Friday, February 29, 2008

February 29, 2008
Really mild out in the mornings. Low 80s makes the days sweet. Wore my Hawaiian shirt to work today, the one I bought in Cody in January for the Dude Ranchers Association Hawaiian Luau. I forgot to bring one and The Sierra Trading Post in Cody dug into their back stock and pulled out an entire rack for me to choose a shirt from. That's what I love about small towns. Charlotte from Big Horn Art Galleries heard my dilemma (how am I going to get a Hawaiian shirt in Cody, Wyoming in the dead of winter?), called the Sierra Trading Company and they went into storage and pulled out a dozen shirts.

The Final Word on Chaps
"Since we Americans render Pueblo -- as in Pueblo, Colorado -- pee-eb-low, accent on the second syllable, I guess we can damn well pronounce chaps any way we want.

"Shaps does seem to be the American pronunciation, because it's now an American word, though I'm not exactly in living in chaps country so who I am to say?

"The earliest American reference in Frederic G. Cassidy's DICTIONARY OF AMERICAN REGIONAL ENGLISH (1985) is chaparerros (1861), and other 19th century spellings included chaperreras, chaparajos, and chaparas, but not chaparejos.

"His earliest reference for chaps, spelled (and pronounced) shaps, is 1884. Ramon F. Adams, WESTERN WORDS (1981), votes for spelling chaps with a c, but pronouncing it shaps.
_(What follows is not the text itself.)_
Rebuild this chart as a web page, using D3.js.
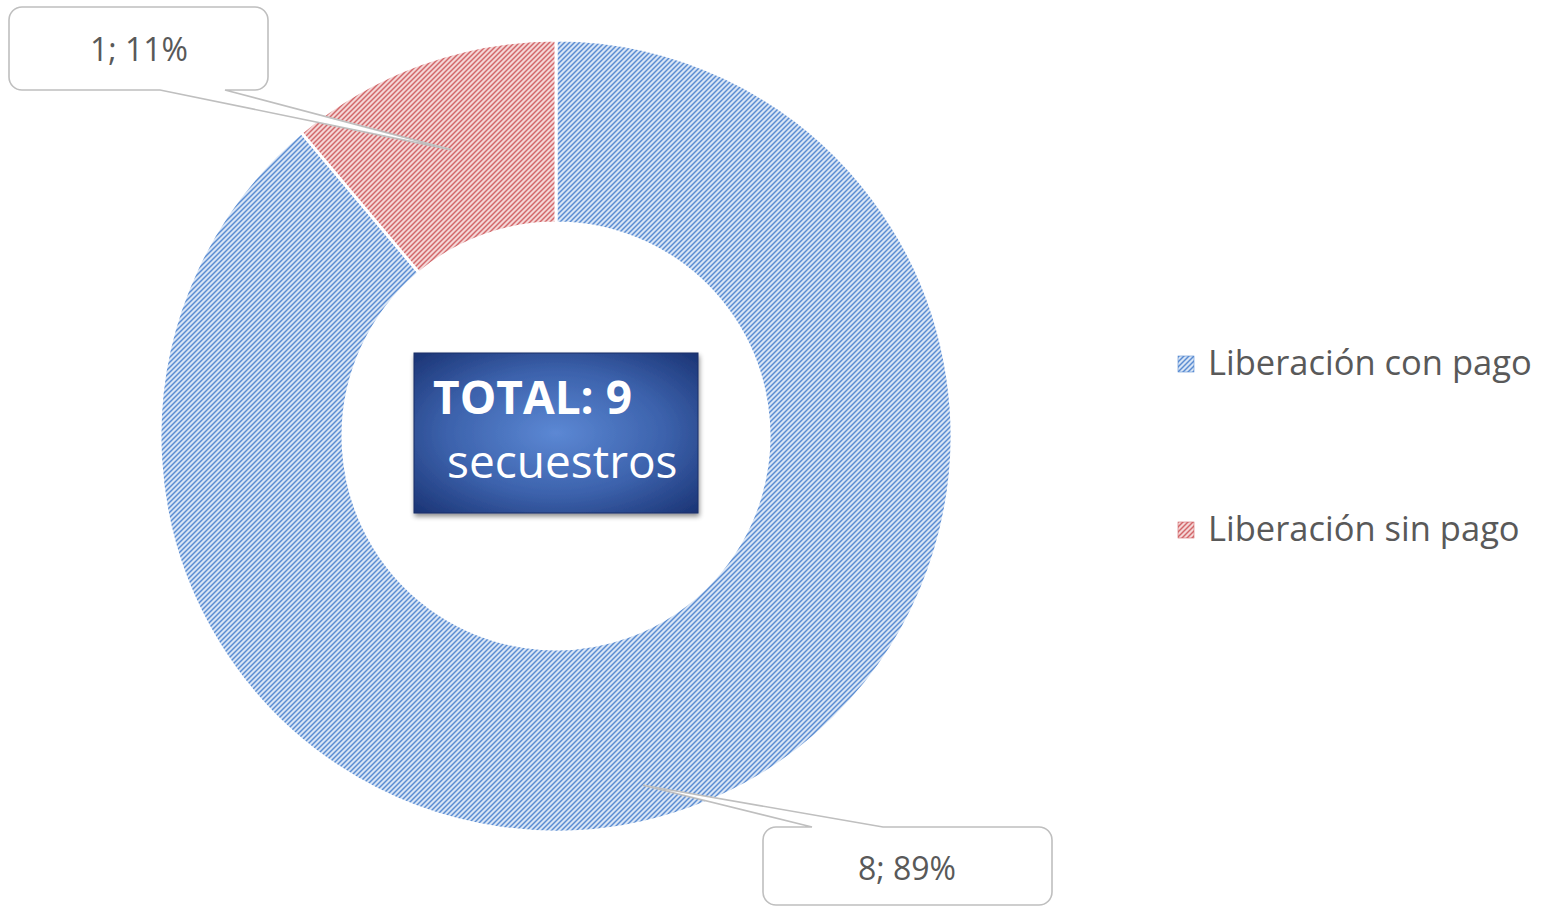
<!DOCTYPE html>
<html>
<head>
<meta charset="utf-8">
<script src="https://cdn.jsdelivr.net/npm/d3@7"></script>
<style>
  html, body { margin: 0; padding: 0; background: #ffffff; }
  svg { display: block; }
</style>
</head>
<body>
<svg id="chart" width="1550" height="907"></svg>
<script>
// ---- data ----
const categories = ["Liberación con pago", "Liberación sin pago"];
const values = [8, 1];
const percentLabels = ["89%", "11%"];
const totalTitle = "TOTAL: 9";
const totalSubtitle = "secuestros";

// ---- styles ----
const bgColors = ["#d7e4f5", "#f4d6d6"];
const lineColors = ["#5a8cd2", "#d2676a"];
const textColor = "#595959";

const svg = d3.select("#chart");
const cx = 556, cy = 436;
const outerR = 396, innerR = 213;

const defs = svg.append("defs");
categories.forEach((c, i) => {
  const p = defs.append("pattern")
    .attr("id", "hatch" + i)
    .attr("patternUnits", "userSpaceOnUse")
    .attr("width", 5).attr("height", 5);
  p.append("rect").attr("width", 5).attr("height", 5).attr("fill", bgColors[i]);
  p.append("path")
    .attr("d", "M-1,1 l2,-2 M0,5 l5,-5 M4,6 l2,-2")
    .attr("stroke", lineColors[i]).attr("stroke-width", 1.45);
});

// radial gradient for total box
const rg = defs.append("radialGradient").attr("id", "boxGrad")
  .attr("cx", "50%").attr("cy", "50%").attr("r", "70%");
rg.append("stop").attr("offset", "0%").attr("stop-color", "#5c88d4");
rg.append("stop").attr("offset", "55%").attr("stop-color", "#3c62ac");
rg.append("stop").attr("offset", "100%").attr("stop-color", "#1b3475");

const sh = defs.append("filter").attr("id", "shadow")
  .attr("x", "-10%").attr("y", "-10%").attr("width", "125%").attr("height", "130%");
sh.append("feGaussianBlur").attr("in", "SourceAlpha").attr("stdDeviation", 2.5).attr("result", "b");
sh.append("feOffset").attr("in", "b").attr("dx", 1).attr("dy", 3).attr("result", "o");
sh.append("feComponentTransfer").attr("in", "o").attr("result", "o2")
  .append("feFuncA").attr("type", "linear").attr("slope", 0.45);
const mg = sh.append("feMerge");
mg.append("feMergeNode").attr("in", "o2");
mg.append("feMergeNode").attr("in", "SourceGraphic");

// ---- pie ----
const pie = d3.pie().sort(null).value(d => d)(values);
const arc = d3.arc().innerRadius(innerR).outerRadius(outerR);
const g = svg.append("g").attr("transform", `translate(${cx},${cy})`);
g.selectAll("path.slice").data(pie).join("path")
  .attr("class", "slice")
  .attr("d", arc)
  .attr("fill", (d, i) => `url(#hatch${i})`)
  .attr("stroke", "#ffffff").attr("stroke-width", 3);

// ---- callouts ----
function calloutPath(box, wedge, tip, r) {
  const {x0, y0, x1, y1} = box;
  if (wedge.side === "bottom") {
    return `M${x0 + r},${y0} H${x1 - r} A${r},${r} 0 0 1 ${x1},${y0 + r} V${y1 - r} A${r},${r} 0 0 1 ${x1 - r},${y1}` +
      ` H${wedge.b2} L${tip[0]},${tip[1]} L${wedge.b1},${y1} H${x0 + r} A${r},${r} 0 0 1 ${x0},${y1 - r} V${y0 + r} A${r},${r} 0 0 1 ${x0 + r},${y0} Z`;
  } else {
    return `M${x0 + r},${y0} H${wedge.b1} L${tip[0]},${tip[1]} L${wedge.b2},${y0} H${x1 - r} A${r},${r} 0 0 1 ${x1},${y0 + r} V${y1 - r} A${r},${r} 0 0 1 ${x1 - r},${y1}` +
      ` H${x0 + r} A${r},${r} 0 0 1 ${x0},${y1 - r} V${y0 + r} A${r},${r} 0 0 1 ${x0 + r},${y0} Z`;
  }
}

// tip points derived from the arc geometry
const redTip = arc.centroid(pie[1]);
const blueAngle = pie[0].startAngle + (pie[0].endAngle - pie[0].startAngle) * 0.5 + 0.105;
const blueTip = [Math.sin(blueAngle) * 360, -Math.cos(blueAngle) * 360];

const callouts = [
  { i: 1, box: {x0: 9, y0: 7, x1: 268, y1: 90}, wedge: {side: "bottom", b1: 160, b2: 225},
    tip: [cx + redTip[0], cy + redTip[1]], tx: 139, ty: 61 },
  { i: 0, box: {x0: 763, y0: 827, x1: 1052, y1: 905}, wedge: {side: "top", b1: 812, b2: 883},
    tip: [cx + blueTip[0], cy + blueTip[1]], tx: 907, ty: 880 }
];
callouts.forEach(c => {
  svg.append("path")
    .attr("d", calloutPath(c.box, c.wedge, c.tip, 13))
    .attr("fill", "#ffffff")
    .attr("stroke", "#bfbfbf").attr("stroke-width", 1.6);
  svg.append("text")
    .attr("x", c.tx).attr("y", c.ty)
    .attr("text-anchor", "middle")
    .attr("font-family", "'Open Sans', sans-serif")
    .attr("font-size", 32)
    .attr("fill", textColor)
    .text(`${values[c.i]}; ${percentLabels[c.i]}`);
});

// ---- total box ----
svg.append("rect")
  .attr("x", 414).attr("y", 353).attr("width", 284).attr("height", 160)
  .attr("fill", "url(#boxGrad)")
  .attr("stroke", "#1a2f66").attr("stroke-width", 1)
  .attr("filter", "url(#shadow)");
svg.append("text")
  .attr("x", 433).attr("y", 414)
  .attr("font-family", "'Open Sans', sans-serif")
  .attr("font-weight", "bold")
  .attr("font-size", 46)
  .attr("fill", "#ffffff")
  .text(totalTitle);
svg.append("text")
  .attr("x", 447).attr("y", 478)
  .attr("font-family", "'Open Sans', sans-serif")
  .attr("font-size", 46)
  .attr("fill", "#ffffff")
  .text(totalSubtitle);

// ---- legend ----
const legendY = [364, 530];
const leg = svg.append("g");
categories.forEach((c, i) => {
  leg.append("rect")
    .attr("x", 1178).attr("y", legendY[i] - 8).attr("width", 16).attr("height", 16)
    .attr("fill", `url(#hatch${i})`)
    .attr("stroke", lineColors[i]).attr("stroke-width", 0.6);
  leg.append("text")
    .attr("x", 1208).attr("y", legendY[i] + 11)
    .attr("font-family", "'Open Sans', sans-serif")
    .attr("font-size", 34.5)
    .attr("fill", textColor)
    .text(c);
});
</script>
</body>
</html>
"The Real Academia Espanola's DICCIONARIO DE LA LENGUA ESPANOLA -- I'm looking at the 6th edition, ca. 1939 -- calls them chaparerras, 'especie de zahones de piel adobada que se usan en Mejico.' What the heck are zahones, you might ask. Zahones are chaps.

"So, chaparreras are a type of chaps made of tanned leather, used in Mexico.

"Where does the word zahon come from? Zafon, which is Arabic, though Joan Corominas BREVE DICCIONARIO ETIMOLOGICO DE LA LENGUA CASTELLANA (1987), suggests that the word came from the Basque zagon and the Mozoarabe siqan. And so on and so forth. And is related to calzones, stockings.

"How did zahones become in Mexico chaparreras? Good question."
—Dan Buck

100 Years Ago Today.
should be a national holiday, but it isn't.
should be a national day of mourning, but it isn't.

resurrected in poems, paintings, and movies,
yet all but forgotten except by such as we.

so pull a bottle of whiskey out from under the counter,
(shake it up, it got a little oil on top)
and take a swig (best sipping whiskey YOU ever threw your lip over!)
and hoist one for Patrick Floyd Jarvis Garrett...........gone now a century.
—Thom Ross

To See A Man About A Horse
And on this date--Feb. 29--in 1908, 100 years ago, Pat Garrett made an unexpected and unexpectedly fatal pit stop on a lonely road in New Mexico.

Wayne Brazel allegedly put a couple of bullets into the ex-lawman. Brazel successfully claimed self-defense. Which seems to indicate that Garrett's weapon of choice in that instance--his manhood--was far more powerful and dangerous than those of normal men.

Adios, Big Casino.

—Mark Boardman

Yes, Mark is referring to Pat Garrett's last nature call. He stopped his wagon on the way to Las Cruces, one hundred years ago today, and got out to—in the parlance of the times—"see a man about a horse." Wayne Brazel, who was riding next to the wagon and had allegedly been taking verbal abuse from Garrett on the ride for running goats on Garrett's leased land, took the opportunity to shoot Garrett, in the back, as Pat watered a rear wheel of the wagon. Brazel, defended by Albert Fall, got off on self-defense, which prompted El Paso historian Leon Metz to quip, "It's the only time in history a man has been assasinated while urinating that the defendant claimed self-defense."

According to a recently released Digital Life America tracking study conducted by Solutions Research Group, nearly 80 million Americans (43% of the online population) have watched one of their favorite TV shows on the Internet, up significantly from 12 months ago when that figure was just 25%.

As long as I don't have to lean forward while watching.

One of our most controversial and outrageous governors, Evan Mecham, died last week. Talk about unintentional zane:

"I'm not a racist. I've got Black friends. I employ Black people. I don't employ them because they're Black. I employ them because they are the best people for the cotton-picking job."